Aborto espontâneo: luto no primeiro trimestre

Ter uma gestação interrompida no primeiro trimestre é bastante comum, mas isso não diminui a dor e a angústia de quem perde o bebê

Cerca de 20% das gestações terminam em aborto espontâneo

Ao completar oito semanas de gestação, a arquiteta Adriana Alves Brier, de 39 anos, descobriu que seu bebê não estava se desenvolvendo como deveria. Aconselhada por sua médica, realizou diversos exames para descobrir o que havia de errado. No terceiro ultra-som, ela recebeu a má notícia: já não existiam mais batimentos cardíacos.

De acordo com a Organização Mundial da Saúde (OMS), a perda do bebê antes da 22ª semana de gravidez é classificada como aborto espontâneo e o risco maior se dá até a 12ª semana de gestação. As causas podem ser várias: anomalias cromossômicas, problemas no colo uterino, infecções, entre outras. Adriana afirma que sua ginecologista alertou sobre o risco de ter uma gestação interrompida: “Ela até sugeriu que eu esperasse os primeiros meses para espalhar a novidade, já que na primeira gravidez é muito comum perder o bebê”, lembra.

Segundo a ginecologista e obstetra Flávia Fairbanks, especializada em Sexualidade Humana pela USP, aproximadamente 20% das gestações terminam em aborto espontâneo e, de acordo com a obstetra Anna Bertini, da Unifesp, cerca de 90% destas perdas ocorrem no primeiro trimestre. “Na metade das vezes, é por máformação genética do bebê, mas há também problemas relacionados ao útero ou hormonais”, explica Flávia.

No entanto, o motivo da perda nem sempre fica claro. Flávia explica que, quando uma mulher sofre um aborto espontâneo pela primeira vez, não é comum investigar as causas. Os médicos costumam ir mais a fundo na investigação quando a mulher perde o bebê pela terceira vez. “A perda de repetição, como chamamos, obriga uma investigação minuciosa, analisando todas as possíveis causas”, diz.

Sonho perdido

Muitas mulheres não são informadas pelos médicos das chances do aborto espontâneo no início da gravidez e ficam assustadas quando isso acontece. A obstetra Anna conta que não costuma passar esta informação. “Se a paciente perde o bebê, contamos que é algo comum, que na maioria das vezes acontece porque o bebê não estava bem formado e que ela irá engravidar novamente”, diz. Para a médica, informar uma mulher feliz com a notícia de uma gravidez de que o aborto espontâneo ocorre em 20% dos casos é desnecessário e negativo.

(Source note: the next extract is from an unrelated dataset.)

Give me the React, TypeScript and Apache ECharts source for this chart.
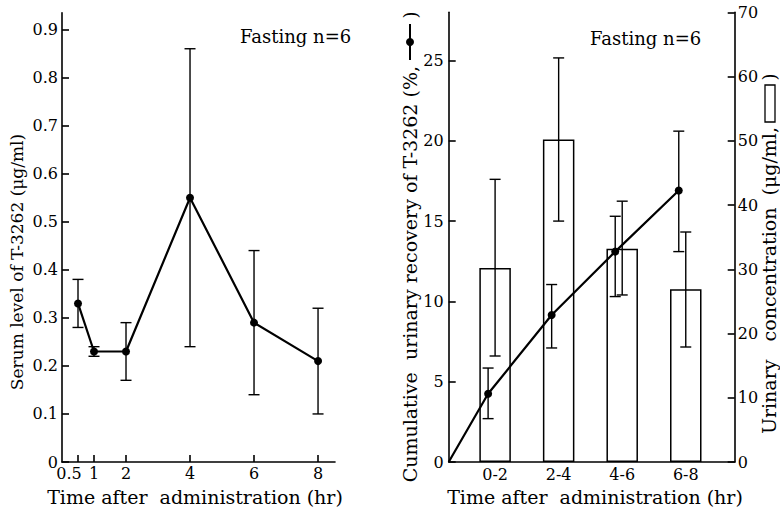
import React, { useEffect, useRef } from "react";
import * as echarts from "echarts";

// ---- Left panel: serum level ----
const serumTimes = [0.5, 1, 2, 4, 6, 8];
const serumMean = [0.33, 0.23, 0.23, 0.55, 0.29, 0.21];
const serumLow = [0.28, 0.22, 0.17, 0.24, 0.14, 0.1];
const serumHigh = [0.38, 0.24, 0.29, 0.86, 0.44, 0.32];
const serumYTicks = [0, 0.1, 0.2, 0.3, 0.4, 0.5, 0.6, 0.7, 0.8, 0.9];

// ---- Right panel: urinary ----
const intervals = ["0-2", "2-4", "4-6", "6-8"];
const intervalMid = [1, 3, 5, 7];
const recoveryMean = [4.25, 9.15, 13.1, 16.9];
const recoveryLow = [2.7, 7.1, 10.3, 13.1];
const recoveryHigh = [5.85, 11.05, 15.3, 20.6];
const concMean = [30.2, 50.2, 33.2, 26.9];
const concLow = [16.5, 37.5, 26.0, 17.9];
const concHigh = [44.0, 62.9, 40.6, 35.8];
const recoveryTicks = [0, 5, 10, 15, 20, 25];
const concTicks = [0, 10, 20, 30, 40, 50, 60, 70];

const FONT = "DejaVu Serif";
const BAR_OFFSET = 0.46;
const LINE_OFFSET = 0.24;

const errRender = (capHalf: number, lw: number) => (params: any, api: any) => {
  const x = api.value(0);
  const lo = api.value(1);
  const hi = api.value(2);
  const pLo = api.coord([x, lo]);
  const pHi = api.coord([x, hi]);
  const style = { stroke: "#000", lineWidth: lw, fill: "none" };
  return {
    type: "group",
    children: [
      { type: "line", shape: { x1: pLo[0], y1: pLo[1], x2: pHi[0], y2: pHi[1] }, style },
      { type: "line", shape: { x1: pLo[0] - capHalf, y1: pLo[1], x2: pLo[0] + capHalf, y2: pLo[1] }, style },
      { type: "line", shape: { x1: pHi[0] - capHalf, y1: pHi[1], x2: pHi[0] + capHalf, y2: pHi[1] }, style },
    ],
  };
};

const axisLineStyle = { color: "#000", width: 1.6 };
const labelBase = { color: "#000", fontFamily: FONT, fontSize: 16 };

const txt = (
  text: string,
  x: number,
  y: number,
  fontSize: number,
  rotation = 0,
  align = "center"
) => ({
  type: "text",
  x,
  y,
  rotation,
  style: {
    text,
    fill: "#000",
    fontFamily: FONT,
    fontSize,
    align,
    textAlign: align,
    verticalAlign: "middle",
    textVerticalAlign: "middle",
  },
});

export default function App() {
  const ref = useRef<HTMLDivElement>(null);
  useEffect(() => {
    if (!ref.current) return;
    const chart = echarts.init(ref.current, undefined, { renderer: "svg" });
    const barX = intervalMid.map((m) => m + BAR_OFFSET);
    const lineX = intervalMid.map((m) => m + LINE_OFFSET);
    const option: any = {
      animation: false,
      textStyle: { fontFamily: FONT, color: "#000" },
      grid: [
        { left: 62, top: 12.7, width: 273, height: 449.3 },
        { left: 448.7, top: 12.3, width: 286, height: 449.7 },
      ],
      xAxis: [
        {
          gridIndex: 0,
          type: "value",
          min: 0,
          max: 8.53,
          axisLine: { lineStyle: axisLineStyle },
          axisTick: { inside: true, length: 7, customValues: serumTimes, lineStyle: axisLineStyle },
          axisLabel: {
            ...labelBase,
            customValues: serumTimes,
            showMinLabel: true,
            showMaxLabel: true,
            margin: 3,
            formatter: (v: number) => (v === 0.5 ? "{s|0.5}" : String(v)),
            rich: { s: { ...labelBase, padding: [0, 18, 0, 0] } },
          },
          splitLine: { show: false },
        },
        {
          gridIndex: 1,
          type: "value",
          min: 0,
          max: 9,
          axisLine: { lineStyle: axisLineStyle },
          axisTick: { show: false },
          axisLabel: {
            ...labelBase,
            customValues: barX,
            showMinLabel: true,
            showMaxLabel: true,
            margin: 4,
            formatter: (v: number) => {
              const i = barX.findIndex((b) => Math.abs(b - v) < 1e-6);
              return i >= 0 ? intervals[i] : "";
            },
          },
          splitLine: { show: false },
        },
      ],
      yAxis: [
        {
          gridIndex: 0,
          type: "value",
          min: 0,
          max: 0.935,
          axisLine: { show: true, onZero: false, lineStyle: axisLineStyle },
          axisTick: { show: true, inside: true, length: 7, customValues: serumYTicks, lineStyle: axisLineStyle },
          axisLabel: {
            ...labelBase,
            customValues: serumYTicks,
            showMinLabel: true,
            margin: 4,
            formatter: (v: number) => (v === 0 ? "0" : v.toFixed(1)),
          },
          splitLine: { show: false },
        },
        {
          gridIndex: 1,
          type: "value",
          min: 0,
          max: 28,
          axisLine: { show: true, onZero: false, lineStyle: axisLineStyle },
          axisTick: { show: true, inside: true, length: 7, customValues: recoveryTicks, lineStyle: axisLineStyle },
          axisLabel: { ...labelBase, customValues: recoveryTicks, showMinLabel: true, margin: 5 },
          splitLine: { show: false },
        },
        {
          gridIndex: 1,
          type: "value",
          position: "right",
          min: 0,
          max: 70,
          axisLine: { show: true, onZero: false, lineStyle: axisLineStyle },
          axisTick: { show: true, inside: true, length: 7, customValues: concTicks, lineStyle: axisLineStyle },
          axisLabel: { ...labelBase, customValues: concTicks, showMinLabel: true, showMaxLabel: true, margin: 3 },
          splitLine: { show: false },
        },
      ],
      series: [
        {
          type: "custom",
          xAxisIndex: 0,
          yAxisIndex: 0,
          renderItem: errRender(5.5, 1.4),
          data: serumTimes.map((t, i) => [t, serumLow[i], serumHigh[i]]),
          z: 2,
        },
        {
          type: "line",
          xAxisIndex: 0,
          yAxisIndex: 0,
          data: serumTimes.map((t, i) => [t, serumMean[i]]),
          symbol: "circle",
          symbolSize: 8,
          itemStyle: { color: "#000" },
          lineStyle: { color: "#000", width: 2.2 },
          z: 3,
        },
        {
          type: "bar",
          xAxisIndex: 1,
          yAxisIndex: 2,
          data: barX.map((x, i) => [x, concMean[i]]),
          barWidth: 31.5,
          itemStyle: { color: "#fff", borderColor: "#000", borderWidth: 1.5 },
          z: 1,
        },
        {
          type: "custom",
          xAxisIndex: 1,
          yAxisIndex: 2,
          renderItem: errRender(5.5, 1.4),
          data: barX.map((x, i) => [x, concLow[i], concHigh[i]]),
          z: 2,
        },
        {
          type: "line",
          xAxisIndex: 1,
          yAxisIndex: 1,
          data: [
            { value: [0, 0], symbol: "none" },
            ...lineX.map((x, i) => [x, recoveryMean[i]]),
          ],
          symbol: "circle",
          symbolSize: 8,
          itemStyle: { color: "#000" },
          lineStyle: { color: "#000", width: 2.2 },
          z: 4,
        },
        {
          type: "custom",
          xAxisIndex: 1,
          yAxisIndex: 1,
          renderItem: errRender(5.5, 1.4),
          data: lineX.map((x, i) => [x, recoveryLow[i], recoveryHigh[i]]),
          z: 3,
        },
      ],
      graphic: [
        txt("Serum level of T-3262 (μg/ml)", 17, 262, 17, Math.PI / 2),
        txt("Time after  administration (hr)", 195, 497, 19),
        txt("Fasting n=6", 240, 36, 18, 0, "left"),
        txt("Fasting n=6", 590, 38, 18, 0, "left"),
        txt("Time after  administration (hr)", 595, 497, 19),
        txt("Cumulative  urinary recovery of T-3262 (%,", 410, 66, 19, Math.PI / 2, "right"),
        { type: "line", shape: { x1: 410, y1: 24, x2: 410, y2: 60 }, style: { stroke: "#000", lineWidth: 2 } },
        { type: "circle", shape: { cx: 410, cy: 42, r: 4 }, style: { fill: "#000" } },
        txt(")", 410, 15, 18, Math.PI / 2),
        txt("Urinary   concentration  (μg/ml,", 769, 127, 19, Math.PI / 2, "right"),
        { type: "rect", shape: { x: 765, y: 85, width: 10, height: 37 }, style: { fill: "#fff", stroke: "#000", lineWidth: 1.3 } },
        txt(")", 769, 77, 18, Math.PI / 2),
      ],
    };
    chart.setOption(option);
    return () => chart.dispose();
  }, []);
  return (
    <div
      ref={ref}
      style={{ position: "absolute", left: 0, top: 0, width: 780, height: 510, background: "#fff" }}
    />
  );
}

Flávia conta que, na maioria dos casos, as mulheres descobrem a gravidez por meio de um teste e já começam a sonhar com o filho. “Nem passa pela cabeça que podem perdê-lo”, comenta. Segundo a psicoterapeuta e psicanalista Léa Michaan, o vínculo afetivo da mãe com o bebê já está formado quando ela recebe a notícia da gravidez. “Quando ocorre o aborto espontâneo, todos os sonhos e expectativas são tirados e a mãe costuma viver o luto pela perda do filho e da mãe que ela imaginaria ser para ele”, explica.

Além deste sofrimento, que se torna maior quando a gestação já está mais avançada, há casos em que a mãe se culpa por não ter se cuidado mais ou fantasia que o problema ocorreu pela sua incapacidade de reprodução. “Mas o mais útil e produtivo é entrar em contato com a realidade e entender que é um fato natural da vida”, afirma Léa. No entanto, de acordo com a psicanalista, esta fase de aceitação ocorre aos poucos. “É necessário que os amigos e familiares estejam por perto e não façam pouco caso do ocorrido”, diz.

Neste momento, a mulher precisa sentir-se compreendida em todas as questões psicológicas e físicas que envolvem a perda do bebê. Adriana lembra que os meses seguintes foram os piores, e que todo o processo do aborto foi muito angustiante para ela e o marido. Embora saiba que ainda existe a possibilidade de engravidar novamente, ela afirma que está um tanto confusa quanto a outra tentativa. “Ao mesmo tempo em que você quer muito, fica pensando que não quer passar por todo esse sofrimento de novo”, explica. “Neste momento, eu ainda não tenho uma resposta”, diz.

Mesmo que muitas mulheres fiquem com medo de partir para uma segunda tentativa e algumas delas pensem que há algum problema físico, a psicanalista Léa afirma que, quando é possível engravidar novamente, a maioria não hesita. “Uma vez que o grande consolo é o fato de que elas terão outras oportunidades para se tornarem mães, a grande maioria tenta novamente”, afirma Léa.